В 1922 году Сергей Есенин встретился в Берлинском "Доме искусств" с русской эмиграцией. Его освистали.
"Все равно не пересвистите. Как засуну четыре пальца в рот и свистну - тут вам и конец!.." - крикнул поэт. С этими словами он вскочил на стол и стал читать:
Гой ты, Русь, моя родная,
Хаты - в ризах образа...
Не видать конца и края -
Только синь сосет глаза...
Есенин путешествовал по Европе с Айседорой Дункан. Было решено, что участие Есенина в ее гастролях как "первого российского поэта" привлечет внимание мировой прессы и публики.
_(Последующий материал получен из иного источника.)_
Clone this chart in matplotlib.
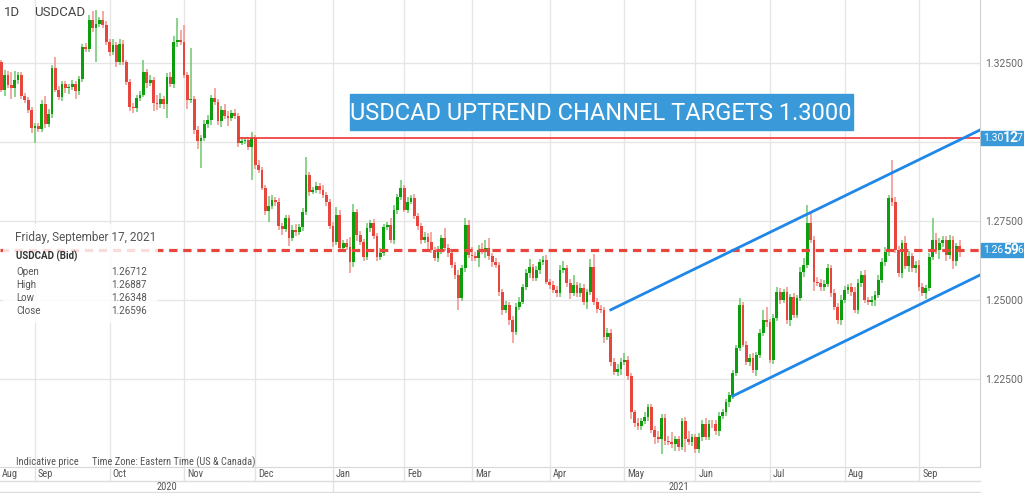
import numpy as np
import pandas as pd
import matplotlib
matplotlib.use("Agg")
import matplotlib.pyplot as plt
from matplotlib.patches import Rectangle
from matplotlib.transforms import blended_transform_factory

plt.rcParams['font.family'] = ['Roboto', 'DejaVu Sans']

# daily candles, USDCAD bid
dates = pd.bdate_range("2020-08-18", "2021-09-17")
first_open = 1.3253
closes = [
    1.3165, 1.3212, 1.3180, 1.3171, 1.3196, 1.3212, 1.3146, 1.3133, 1.3101, 1.3045,
    1.3051, 1.3041, 1.3120, 1.3057, 1.3089, 1.3234, 1.3165, 1.3142, 1.3184, 1.3171,
    1.3174, 1.3184, 1.3161, 1.3199, 1.3300, 1.3294, 1.3386, 1.3361, 1.3373, 1.3386,
    1.3370, 1.3316, 1.3285, 1.3307, 1.3253, 1.3310, 1.3253, 1.3190, 1.3111, 1.3108,
    1.3139, 1.3149, 1.3221, 1.3187, 1.3196, 1.3124, 1.3120, 1.3136, 1.3120, 1.3206,
    1.3184, 1.3316, 1.3323, 1.3316, 1.3212, 1.3133, 1.3136, 1.3038, 1.3003, 1.3013,
    1.3057, 1.3070, 1.3139, 1.3127, 1.3067, 1.3101, 1.3082, 1.3076, 1.3092, 1.3082,
    1.2997, 1.3003, 1.3007, 1.2984, 1.3013, 1.2928, 1.2912, 1.2855, 1.2782, 1.2798,
    1.2817, 1.2811, 1.2735, 1.2725, 1.2760, 1.2697, 1.2722, 1.2716, 1.2732, 1.2779,
    1.2896, 1.2842, 1.2849, 1.2861, 1.2849, 1.2833, 1.2811, 1.2735, 1.2684, 1.2770,
    1.2665, 1.2681, 1.2669, 1.2621, 1.2779, 1.2706, 1.2684, 1.2637, 1.2729, 1.2744,
    1.2703, 1.2637, 1.2650, 1.2732, 1.2738, 1.2691, 1.2785, 1.2826, 1.2855, 1.2785,
    1.2811, 1.2823, 1.2766, 1.2735, 1.2691, 1.2700, 1.2684, 1.2659, 1.2634, 1.2659,
    1.2697, 1.2665, 1.2650, 1.2612, 1.2580, 1.2507, 1.2602, 1.2738, 1.2643, 1.2640,
    1.2634, 1.2659, 1.2653, 1.2665, 1.2640, 1.2621, 1.2612, 1.2526, 1.2469, 1.2485,
    1.2437, 1.2400, 1.2479, 1.2495, 1.2542, 1.2586, 1.2605, 1.2571, 1.2596, 1.2621,
    1.2627, 1.2558, 1.2548, 1.2533, 1.2523, 1.2596, 1.2602, 1.2555, 1.2523, 1.2548,
    1.2523, 1.2539, 1.2495, 1.2526, 1.2605, 1.2495, 1.2473, 1.2469, 1.2384, 1.2397,
    1.2305, 1.2273, 1.2283, 1.2305, 1.2311, 1.2258, 1.2144, 1.2112, 1.2100, 1.2116,
    1.2131, 1.2160, 1.2090, 1.2065, 1.2059, 1.2128, 1.2055, 1.2052, 1.2043, 1.2059,
    1.2036, 1.2116, 1.2059, 1.2052, 1.2065, 1.2027, 1.2068, 1.2106, 1.2068, 1.2109,
    1.2106, 1.2084, 1.2134, 1.2144, 1.2176, 1.2198, 1.2270, 1.2349, 1.2485, 1.2359,
    1.2305, 1.2318, 1.2280, 1.2327, 1.2397, 1.2437, 1.2431, 1.2311, 1.2444, 1.2526,
    1.2501, 1.2526, 1.2437, 1.2510, 1.2454, 1.2507, 1.2589, 1.2612, 1.2744, 1.2691,
    1.2558, 1.2555, 1.2542, 1.2552, 1.2602, 1.2523, 1.2479, 1.2437, 1.2501, 1.2533,
    1.2542, 1.2526, 1.2469, 1.2555, 1.2580, 1.2501, 1.2495, 1.2501, 1.2517, 1.2564,
    1.2621, 1.2653, 1.2823, 1.2811, 1.2659, 1.2586, 1.2681, 1.2608, 1.2640, 1.2602,
    1.2612, 1.2542, 1.2523, 1.2539, 1.2637, 1.2691, 1.2659, 1.2681, 1.2691, 1.2643,
    1.2691, 1.2624, 1.26712, 1.26596,
]
# wick length beyond the body, in pips
upper_wick = [
    5, 15, 12, 40, 30, 10, 8, 10, 8, 10,
    10, 8, 12, 25, 15, 10, 35, 12, 8, 10,
    10, 12, 8, 10, 10, 12, 15, 30, 44, 10,
    30, 12, 10, 20, 10, 15, 12, 8, 10, 12,
    10, 12, 38, 10, 15, 10, 25, 20, 10, 12,
    15, 20, 70, 30, 54, 8, 160, 10, 12, 10,
    12, 15, 10, 32, 10, 12, 20, 15, 10, 12,
    10, 12, 10, 8, 20, 10, 15, 10, 8, 30,
    15, 10, 12, 10, 8, 10, 15, 20, 10, 12,
    57, 10, 8, 12, 10, 15, 10, 8, 12, 25,
    15, 10, 12, 30, 25, 10, 12, 10, 15, 10,
    12, 10, 15, 10, 8, 20, 15, 10, 25, 10,
    15, 10, 12, 8, 10, 15, 12, 30, 10, 12,
    10, 30, 12, 10, 8, 15, 10, 20, 15, 25,
    12, 15, 20, 25, 30, 10, 12, 8, 10, 12,
    10, 12, 10, 15, 10, 12, 25, 10, 12, 10,
    12, 15, 10, 12, 10, 15, 20, 10, 12, 30,
    10, 15, 12, 10, 25, 40, 10, 12, 10, 15,
    12, 10, 15, 10, 20, 12, 10, 8, 15, 12,
    15, 10, 12, 10, 20, 12, 10, 15, 30, 10,
    12, 10, 15, 25, 10, 12, 10, 15, 20, 10,
    10, 15, 12, 10, 10, 12, 10, 8, 20, 10,
    12, 10, 15, 10, 12, 30, 40, 10, 12, 15,
    12, 10, 15, 10, 12, 10, 15, 20, 57, 35,
    10, 15, 12, 10, 12, 10, 12, 10, 15, 12,
    10, 12, 15, 10, 12, 15, 10, 12, 10, 15,
    12, 15, 10, 120, 15, 12, 10, 20, 15, 10,
    10, 15, 12, 10, 12, 69, 20, 15, 12, 10,
    15, 12, 10, 17,
]
lower_wick = [
    8, 20, 10, 35, 30, 12, 10, 8, 10, 15,
    48, 10, 8, 12, 10, 12, 8, 10, 12, 15,
    20, 10, 25, 12, 8, 10, 10, 12, 108, 8,
    10, 8, 12, 10, 15, 10, 8, 10, 12, 15,
    12, 10, 8, 15, 10, 25, 20, 12, 15, 44,
    10, 12, 15, 10, 8, 30, 8, 12, 25, 85,
    10, 12, 15, 10, 12, 20, 10, 25, 8, 10,
    12, 8, 10, 10, 104, 12, 10, 8, 12, 35,
    10, 12, 15, 20, 10, 25, 10, 12, 10, 15,
    10, 12, 8, 10, 15, 10, 12, 10, 15, 10,
    10, 12, 10, 35, 15, 20, 10, 12, 10, 15,
    10, 15, 10, 12, 10, 10, 15, 12, 10, 8,
    10, 8, 10, 12, 15, 10, 25, 10, 12, 15,
    12, 10, 15, 10, 12, 38, 10, 12, 10, 15,
    10, 30, 8, 20, 12, 15, 10, 12, 15, 10,
    15, 36, 12, 10, 8, 10, 15, 12, 10, 15,
    10, 8, 12, 10, 15, 12, 10, 15, 20, 10,
    15, 12, 10, 25, 10, 12, 15, 10, 20, 10,
    15, 10, 12, 20, 10, 12, 20, 15, 10, 12,
    10, 15, 12, 20, 10, 45, 15, 10, 12, 20,
    15, 12, 40, 10, 15, 12, 10, 15, 10, 12,
    12, 10, 15, 12, 10, 15, 10, 12, 10, 8,
    10, 15, 12, 20, 10, 12, 15, 10, 12, 10,
    15, 10, 12, 20, 10, 12, 10, 15, 10, 12,
    30, 10, 12, 15, 10, 12, 10, 12, 15, 10,
    15, 12, 10, 12, 15, 10, 12, 15, 20, 10,
    10, 12, 15, 12, 10, 12, 15, 10, 20, 12,
    15, 12, 10, 20, 12, 10, 15, 30, 12, 20,
    12, 25, 15, 25,
]

target_level = 1.30127
target_start = "2020-11-24"
last_price = 1.26596
chan_upper_dates = ["2021-04-27", "2021-09-27"]
chan_upper_prices = [1.2469, 1.3038]
chan_lower_dates = ["2021-06-16", "2021-09-27"]
chan_lower_prices = [1.2196, 1.2579]
price_ticks = [1.225, 1.25, 1.275, 1.30, 1.325]
info_date = "Friday, September 17, 2021"
info_rows = [("Open", "1.26712"), ("High", "1.26887"), ("Low", "1.26348"), ("Close", "1.26596")]
title = "USDCAD UPTREND CHANNEL TARGETS 1.3000"

GREEN = "#0c9e0c"
RED = "#e8453c"
BLUE = "#3a9ad9"
GRID = "#e6e6e6"
TXT = "#555555"
W, H = 1024, 493


def day_index(d):
    return np.busday_count(np.datetime64(dates[0].date()), np.datetime64(pd.Timestamp(d).date()))


def px(x, y):
    # pixel (from top-left) -> figure fraction
    return x / W, 1 - y / H


df = pd.DataFrame({"close": closes}, index=dates)
df["open"] = [first_open] + closes[:-1]
df["high"] = df[["open", "close"]].max(axis=1) + np.array(upper_wick) * 1e-4
df["low"] = df[["open", "close"]].min(axis=1) - np.array(lower_wick) * 1e-4
df.loc[dates[-1], ["high", "low"]] = [1.26887, 1.26348]
x = np.arange(len(df))
up = df["close"] >= df["open"]

fig = plt.figure(figsize=(W / 100, H / 100), dpi=100)
fig.patch.set_facecolor("white")
ax = fig.add_axes([0, 26 / H, 980 / W, 467 / H])
ax.set_xlim(-0.33, 289.0)
ax.set_ylim(1.19715, 1.34494)

month_starts = [i for i in range(1, len(dates)) if dates[i].month != dates[i - 1].month]
for i in month_starts:
    ax.axvline(i, color=GRID, lw=1, zorder=0)
for p in price_ticks:
    ax.axhline(p, color=GRID, lw=1, zorder=0)

# candles
body = (df["close"] - df["open"]).abs().clip(lower=0.0003)
bottom = df[["open", "close"]].min(axis=1)
for mask, col, wcol in [(up, GREEN, "#6cc86c"), (~up, RED, "#f1928c")]:
    ax.vlines(x[mask], df["low"][mask], df["high"][mask], colors=wcol, lw=1.1, zorder=2)
    ax.bar(x[mask], body[mask], bottom=bottom[mask], width=0.82, color=col, lw=0, zorder=3)

# levels and channel
ax.hlines(target_level, day_index(target_start), 289.0, colors="#f03434", lw=1.2, zorder=4)
ax.axhline(last_price, color=RED, lw=2.3, dashes=(2.6, 1.8), zorder=4)
ax.plot([day_index(d) for d in chan_upper_dates], chan_upper_prices, color="#1f87e8", lw=2, zorder=5)
ax.plot([day_index(d) for d in chan_lower_dates], chan_lower_prices, color="#1f87e8", lw=2, zorder=5)

for s in ["top", "left"]:
    ax.spines[s].set_visible(False)
ax.spines["right"].set_color("#d0d0d0")
ax.spines["bottom"].set_color("#d8d8d8")
ax.set_xticks([])
ax.yaxis.tick_right()
ax.set_yticks(price_ticks)
ax.set_yticklabels(["" if abs(p - 1.30) < 1e-9 else f"{p:.5f}" for p in price_ticks])
ax.tick_params(axis="y", length=0, pad=4, labelsize=7.5, labelcolor="#666666")

# date axis rows
bt = blended_transform_factory(ax.transData, fig.transFigure)
for yy in [481, 492]:
    fig.add_artist(plt.Line2D([0, 980 / W], [1 - yy / H] * 2, color="#dddddd", lw=1))
narrow = ["Liberation Sans Narrow", "Roboto Condensed", "DejaVu Sans"]
ax.text(-0.33 + 0.5, 1 - 474 / H, dates[0].strftime("%b"), transform=bt, fontsize=7.5,
        color=TXT, va="center", family=narrow)
for i in month_starts:
    fig.add_artist(plt.Line2D([i, i], [1 - 467 / H, 1 - 481 / H], transform=bt, color="#e2e2e2", lw=1))
    ax.text(i + 0.9, 1 - 474 / H, dates[i].strftime("%b"), transform=bt, fontsize=7.5,
            color=TXT, va="center", family=narrow)
jan = [i for i in month_starts if dates[i].month == 1][0]
fig.add_artist(plt.Line2D([jan, jan], [1 - 481 / H, 1 - 492 / H], transform=bt, color="#e2e2e2", lw=1))
jan_fx = ax.transData.transform((jan, 0))[0] / W
fig.text(jan_fx / 2, 1 - 487 / H, "2020", fontsize=7.5, color=TXT, ha="center", va="center", family=narrow)
fig.text((jan_fx + 1) / 2, 1 - 487 / H, "2021", fontsize=7.5, color=TXT, ha="center", va="center", family=narrow)

# header texts
fig.text(*px(4, 12), "1D", fontsize=9.5, color="#444444", va="center")
fig.text(*px(34, 12), "USDCAD", fontsize=9.5, color="#444444", va="center")
fig.text(*px(16, 462), "Indicative price", fontsize=7.5, color=TXT, va="center", family=narrow)
fig.text(*px(92, 462), "Time Zone: Eastern Time (US & Canada)", fontsize=7.5, color=TXT, va="center", family=narrow)

# title box
bx, by = px(350, 130)
fig.add_artist(Rectangle((bx, by), 503 / W, 36 / H, transform=fig.transFigure, color=BLUE, zorder=6))
fig.text(*px(601, 113), title, fontsize=17, color="white", ha="center", va="center", zorder=7)

# info box
ix, iy = px(3, 323)
fig.add_artist(Rectangle((ix, iy), 155 / W, 99 / H, transform=fig.transFigure,
                         facecolor="white", alpha=0.82, lw=0, zorder=6))
fig.text(*px(15, 237), info_date, fontsize=8.5, color=TXT, va="center", zorder=7)
fig.text(*px(16, 256), "USDCAD (Bid)", fontsize=7, color="#333333", va="center", weight="bold", zorder=7)
for k, (lab, val) in enumerate(info_rows):
    yy = 272 + k * 13
    fig.text(*px(16, yy), lab, fontsize=7, color=TXT, va="center", zorder=7)
    fig.text(*px(147, yy), val, fontsize=7, color=TXT, va="center", ha="right", zorder=7)


# price tags on the right axis
def price_tag(price):
    yy = ax.transData.transform((0, price))[1]
    ypx = H - yy
    tx, ty = px(981, ypx + 7)
    fig.add_artist(Rectangle((tx, ty), 43 / W, 14 / H, transform=fig.transFigure, color=BLUE, zorder=6))
    s = f"{price:.5f}"
    fig.text(*px(983, ypx), s[:4], fontsize=7.5, color="white", va="center", zorder=7)
    fig.text(*px(1003, ypx), s[4:6], fontsize=10, color="white", va="center", weight="bold", zorder=7)
    fig.text(*px(1017, ypx), s[6], fontsize=7.5, color="white", va="center", zorder=7)


price_tag(target_level)
price_tag(last_price)

fig.savefig("out.png", dpi=100)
Наталия Крандиевская-Толстая, знавшая Есенина еще по Москве, случайно встретив его и Дункан в Берлине, решила познакомить поэта с Максимом Горьким.
По этому поводу устроили завтрак в пансионе Фишера. Приглашены были Айседора, Есенин и Горький.
Айседора пришла, обтекаемая многочисленными шарфами пепельных тонов, с огненным куском шифона, перекинутым через плечо, как знамя. Завтрак проходил шумно и сумбурно. После кофе, встав из-за стола, Горький попросил Есенина прочесть последнее, написанное им.
Есенин читал хорошо, но слишком стараясь, без внутреннего покоя. Горькому стихи понравились. Они разговорились. Когда Горький ушел, Есенин заметил: «А ну их, умников! Пушкин что сказал? "Поэзия, прости господи, должна быть глуповата". Она умных не любит…»
«Изучайте Евро-опу! - передразнивал он Горького. - А что ее изучать-то…»
В Европе Есенин чувствовал себя явно не в своей тарелке. Из Дюссельдорфа он писал друзьям: "Родные мои. Хорошие. Что сказать мне вам об этом ужаснейшем царстве мещанства, которое граничит с идиотизмом? Кроме фокстрота, здесь почти ничего нет. Здесь жрут и пьют, и опять фокстрот. Человека я пока еще не встречал и не знаю, где им пахнет. В страшной моде господин доллар, а на искусство начхать - самое высшее – мюзик-холл".